The National Trust are the present owners of the village and much of its surrounding land, including a beautiful sandy beach. Game of Thrones fans might enjoy exploring Cushendun's Red Caves, which were featured in the show.
Further north again, Torr Head juts out from the rugged coastline, accessible by a narrow, winding, rollercoaster of a road that is well worth navigating to take in the unparalleled views of Scotland at its closest point to Ireland.
As the coast turns westward Murlough Bay delivers more incredible vistas, with an idyllic seasonally sandy beach that is one of the best kept secrets of the Glens. Higher up the slopes you'll find a monument to Irish patriot and poet, Sir Roger Casement.
Excellent walking routes connect Murlough to Fair Head, whose cliff face rises 600ft above sea level, offering some incredible rock climbing and panoramic views to Scotland, Rathlin Island, Ballycastle, Kinbane Head and beyond.
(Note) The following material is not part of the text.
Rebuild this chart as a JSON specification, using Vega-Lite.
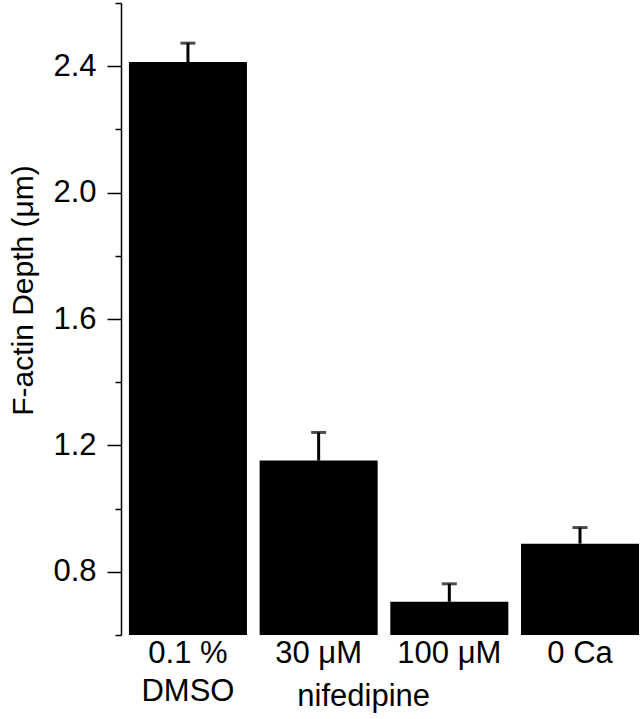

There are several small lakes atop the headland, one of which contains a manmade Iron Age island or crannog.
The direct road from Cushendall to Ballycastle is a popular cycling route that will take you over the impressive Glendun Viaduct, through Ballypatrick Forest and past Loughaveema, the vanishing lake, with its dramatically fluctuating water levels and haunted bridge.
Located at the foot of Knocklayde Mountain and Glentaise, the most northerly of the nine Glens of Antrim, Ballycastle is a thriving market town by the sea with a glorious mile long golden strand. Rathlin Island can be accessed via regular ferry crossing from the harbour.
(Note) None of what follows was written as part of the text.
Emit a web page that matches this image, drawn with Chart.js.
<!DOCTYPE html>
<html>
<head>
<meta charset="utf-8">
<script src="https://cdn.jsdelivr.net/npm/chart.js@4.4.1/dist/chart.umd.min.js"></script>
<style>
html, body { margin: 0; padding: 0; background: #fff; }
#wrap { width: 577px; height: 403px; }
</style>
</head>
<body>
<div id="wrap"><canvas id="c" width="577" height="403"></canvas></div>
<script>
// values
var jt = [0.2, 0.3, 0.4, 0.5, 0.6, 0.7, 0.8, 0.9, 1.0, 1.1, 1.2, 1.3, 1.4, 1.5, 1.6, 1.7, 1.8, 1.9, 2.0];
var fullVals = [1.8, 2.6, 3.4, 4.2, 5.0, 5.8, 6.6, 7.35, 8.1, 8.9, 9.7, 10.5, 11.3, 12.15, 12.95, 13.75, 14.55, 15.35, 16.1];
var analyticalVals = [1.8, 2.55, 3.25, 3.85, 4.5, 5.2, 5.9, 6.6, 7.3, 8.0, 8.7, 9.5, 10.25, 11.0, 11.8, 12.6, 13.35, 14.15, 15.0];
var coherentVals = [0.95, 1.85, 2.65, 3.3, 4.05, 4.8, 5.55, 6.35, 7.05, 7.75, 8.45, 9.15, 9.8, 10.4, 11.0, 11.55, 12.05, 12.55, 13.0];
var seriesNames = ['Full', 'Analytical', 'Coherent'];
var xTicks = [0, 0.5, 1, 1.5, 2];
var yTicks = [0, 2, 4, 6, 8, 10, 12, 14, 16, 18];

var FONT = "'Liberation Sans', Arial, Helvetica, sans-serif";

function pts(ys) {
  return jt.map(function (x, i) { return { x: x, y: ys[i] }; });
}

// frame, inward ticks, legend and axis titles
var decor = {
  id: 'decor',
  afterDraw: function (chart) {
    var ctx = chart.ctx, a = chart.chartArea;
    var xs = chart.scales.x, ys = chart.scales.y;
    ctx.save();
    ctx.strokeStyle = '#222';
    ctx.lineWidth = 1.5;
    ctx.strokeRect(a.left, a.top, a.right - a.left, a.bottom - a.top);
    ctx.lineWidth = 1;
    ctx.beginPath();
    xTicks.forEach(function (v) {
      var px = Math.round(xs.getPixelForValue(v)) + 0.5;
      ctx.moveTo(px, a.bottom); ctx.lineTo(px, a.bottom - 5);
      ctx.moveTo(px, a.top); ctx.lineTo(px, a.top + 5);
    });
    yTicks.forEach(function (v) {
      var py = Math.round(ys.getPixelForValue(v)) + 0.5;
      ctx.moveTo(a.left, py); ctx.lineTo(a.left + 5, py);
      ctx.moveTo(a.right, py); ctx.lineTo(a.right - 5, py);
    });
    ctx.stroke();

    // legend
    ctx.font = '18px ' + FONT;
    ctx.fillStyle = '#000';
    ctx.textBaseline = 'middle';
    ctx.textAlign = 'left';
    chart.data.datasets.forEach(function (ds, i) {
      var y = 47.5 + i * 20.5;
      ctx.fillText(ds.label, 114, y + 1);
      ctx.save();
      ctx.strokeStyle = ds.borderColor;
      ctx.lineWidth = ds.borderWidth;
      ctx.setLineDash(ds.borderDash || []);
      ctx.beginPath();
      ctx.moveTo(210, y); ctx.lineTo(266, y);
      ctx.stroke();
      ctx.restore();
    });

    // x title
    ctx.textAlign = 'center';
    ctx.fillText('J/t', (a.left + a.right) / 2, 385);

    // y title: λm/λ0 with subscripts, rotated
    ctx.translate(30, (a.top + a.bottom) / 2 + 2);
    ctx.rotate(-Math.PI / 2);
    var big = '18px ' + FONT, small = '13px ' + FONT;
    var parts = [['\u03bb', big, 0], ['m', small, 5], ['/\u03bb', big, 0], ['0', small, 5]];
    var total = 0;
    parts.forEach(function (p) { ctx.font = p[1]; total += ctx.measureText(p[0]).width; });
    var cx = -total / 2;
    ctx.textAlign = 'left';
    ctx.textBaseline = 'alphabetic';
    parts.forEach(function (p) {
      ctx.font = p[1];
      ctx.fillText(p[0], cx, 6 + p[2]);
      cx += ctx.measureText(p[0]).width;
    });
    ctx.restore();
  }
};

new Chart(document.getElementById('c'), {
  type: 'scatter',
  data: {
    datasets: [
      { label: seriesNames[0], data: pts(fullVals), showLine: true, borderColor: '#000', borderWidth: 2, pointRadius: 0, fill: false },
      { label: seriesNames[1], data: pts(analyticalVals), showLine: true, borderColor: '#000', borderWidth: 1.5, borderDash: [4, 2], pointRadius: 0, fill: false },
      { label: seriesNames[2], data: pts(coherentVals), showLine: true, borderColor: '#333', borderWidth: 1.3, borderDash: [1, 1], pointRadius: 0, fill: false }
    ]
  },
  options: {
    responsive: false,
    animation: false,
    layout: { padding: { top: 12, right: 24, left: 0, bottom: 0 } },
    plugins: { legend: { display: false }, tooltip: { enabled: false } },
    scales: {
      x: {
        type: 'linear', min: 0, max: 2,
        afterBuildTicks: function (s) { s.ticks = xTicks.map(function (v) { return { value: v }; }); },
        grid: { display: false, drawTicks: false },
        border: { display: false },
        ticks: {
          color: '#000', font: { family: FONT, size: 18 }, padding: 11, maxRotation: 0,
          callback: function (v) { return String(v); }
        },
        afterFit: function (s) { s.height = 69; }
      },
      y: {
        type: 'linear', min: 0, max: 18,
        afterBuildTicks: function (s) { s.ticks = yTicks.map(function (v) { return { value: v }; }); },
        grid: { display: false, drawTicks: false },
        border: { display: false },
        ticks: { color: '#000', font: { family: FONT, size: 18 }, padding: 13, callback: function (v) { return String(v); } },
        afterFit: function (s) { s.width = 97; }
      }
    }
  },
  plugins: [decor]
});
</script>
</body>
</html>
The town plays host the Ireland's oldest fair, the Lammas Fair, every year on the last Monday and Tuesday of August as thousands pack the streets from far and wide.
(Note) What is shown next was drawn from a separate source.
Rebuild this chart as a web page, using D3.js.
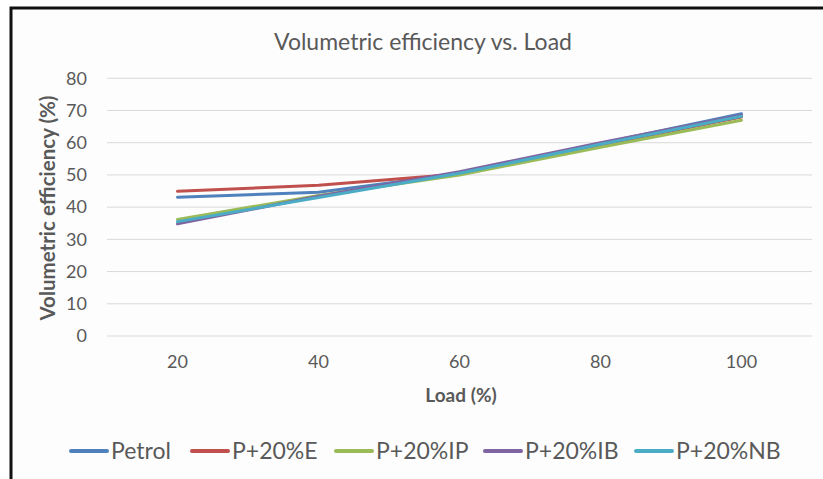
<!DOCTYPE html>
<html>
<head>
<meta charset="utf-8">
<script src="https://cdn.jsdelivr.net/npm/d3@7"></script>
<style>
  body { margin: 0; background: #fff; }
  text { font-family: Lato, "Open Sans", sans-serif; fill: #595959; }
</style>
</head>
<body>
<div id="chart"></div>
<script>
// data
const loads = [20, 40, 60, 80, 100];
const petrol = [43.1, 44.6, 50.4, 59.8, 69.0];
const p20E   = [44.9, 46.8, 50.3, 59.2, 68.0];
const p20IP  = [36.2, 43.6, 50.0, 58.6, 67.0];
const p20IB  = [34.8, 43.4, 51.0, 60.0, 68.5];
const p20NB  = [35.5, 43.0, 50.5, 59.5, 68.2];
const yTicks = [0, 10, 20, 30, 40, 50, 60, 70, 80];

const seriesNames = ["Petrol", "P+20%E", "P+20%IP", "P+20%IB", "P+20%NB"];
const seriesValues = [petrol, p20E, p20IP, p20IB, p20NB];
const colors = ["#4F81BD", "#C0504D", "#9BBB59", "#8064A2", "#4BACC6"];

const width = 823, height = 479;
const svg = d3.select("#chart").append("svg")
    .attr("width", width)
    .attr("height", height);

// chart frame
svg.append("rect")
    .attr("x", 11).attr("y", 8)
    .attr("width", 830).attr("height", 490)
    .attr("fill", "#fdfdfd")
    .attr("stroke", "#111")
    .attr("stroke-width", 3);

const plot = {left: 107, right: 812, top: 78.3, bottom: 336};

const x = d3.scaleBand()
    .domain(loads)
    .range([plot.left, plot.right]);
const y = d3.scaleLinear()
    .domain([0, 80])
    .range([plot.bottom, plot.top]);

// gridlines
svg.append("g")
    .selectAll("line")
    .data(yTicks)
    .enter()
    .append("line")
    .attr("x1", plot.left).attr("x2", plot.right)
    .attr("y1", d => y(d)).attr("y2", d => y(d))
    .attr("stroke", "#d9d9d9")
    .attr("stroke-width", 1);

// y axis labels
const yAxis = svg.append("g")
    .attr("transform", `translate(${plot.left - 20},0)`)
    .call(d3.axisLeft(y).tickValues(yTicks).tickSize(0).tickPadding(0));
yAxis.select(".domain").remove();
yAxis.selectAll("text")
    .style("font-size", "18px")
    .attr("fill", "#595959");

// x axis labels
const xAxis = svg.append("g")
    .attr("transform", `translate(0,${plot.bottom})`)
    .call(d3.axisBottom(x).tickSize(0).tickPadding(19));
xAxis.select(".domain").remove();
xAxis.selectAll("text")
    .style("font-size", "18px")
    .attr("fill", "#595959");

// lines
const line = d3.line()
    .x((d, i) => x(loads[i]) + x.bandwidth() / 2)
    .y(d => y(d));

svg.append("g")
    .selectAll("path")
    .data(seriesValues)
    .enter()
    .append("path")
    .attr("d", d => line(d))
    .attr("fill", "none")
    .attr("stroke", (d, i) => colors[i])
    .attr("stroke-width", 3)
    .attr("stroke-linejoin", "round")
    .attr("stroke-linecap", "round");

// titles
svg.append("text")
    .attr("x", 423).attr("y", 50)
    .attr("text-anchor", "middle")
    .style("font-size", "23px")
    .text("Volumetric efficiency vs. Load");

svg.append("text")
    .attr("x", 461).attr("y", 402)
    .attr("text-anchor", "middle")
    .style("font-size", "19px")
    .style("font-weight", "bold")
    .text("Load (%)");

svg.append("text")
    .attr("transform", "translate(55,208) rotate(-90)")
    .attr("text-anchor", "middle")
    .style("font-size", "20.5px")
    .style("font-weight", "bold")
    .text("Volumetric efficiency (%)");

// legend
const legendX = [71, 192, 336, 485, 636];
const legend = svg.append("g")
    .selectAll("g")
    .data(seriesNames)
    .enter()
    .append("g")
    .attr("transform", (d, i) => `translate(${legendX[i]},451)`);
legend.append("line")
    .attr("x1", 0).attr("x2", 36)
    .attr("stroke", (d, i) => colors[i])
    .attr("stroke-width", 4)
    .attr("stroke-linecap", "round");
legend.append("text")
    .attr("x", 40).attr("y", 8)
    .style("font-size", "23px")
    .text(d => d);
</script>
</body>
</html>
Ballycastle Tennis, Golf and Bowling clubs feature prominently along the seafront along with a great selection of pubs, cafes and restaurants that follow the main route through the town.
Beyond Ballycastle, the Causeway Coast unfurls to reveal its many treasures that include Kinbane Castle, Whitepark Bay, Ballintoy Harbour, Dunluce Castle, Bushmills Distillery and the Giant's Causeway World Heritage Site.
Heading south from Cushendall past Red Bay Castle will take you to Waterfoot, a small village at the mouth of Glenariff – the Queen of the Glens. Each July Waterfoot hosts the annual Féis na nGleann, a festival celebrating the Irish language, traditions, songs, music, games and past-times.
The jewel in Glenariff's crown is the Glenariff Forest Park with its truly magnificent waterfalls and trails that cater to everyone from the casual walker to the most spirited adventurer. The park is open to the public year-round and offers many outdoor activities including walking, horse riding and touring. It has picnic and barbeque areas as well as a tea house.
Glenariff also marks the end (or beginning) of the Moyle Way , a challenging 26 mile, two-day walk that explores the northern-most Glens of Antrim. Following a mixture of forest tracks and remote upland moor, the route includes a visit to the slopes of Trostan, Antrim's highest summit at 550m.
Further south on the Coast Road at Garron Point is the White Lady or Cloghastucan, a natural limestone sculpture resembling a Victorian lady. It stands proudly guarding the entrance to St Killian's College (formerly St MacNissi's).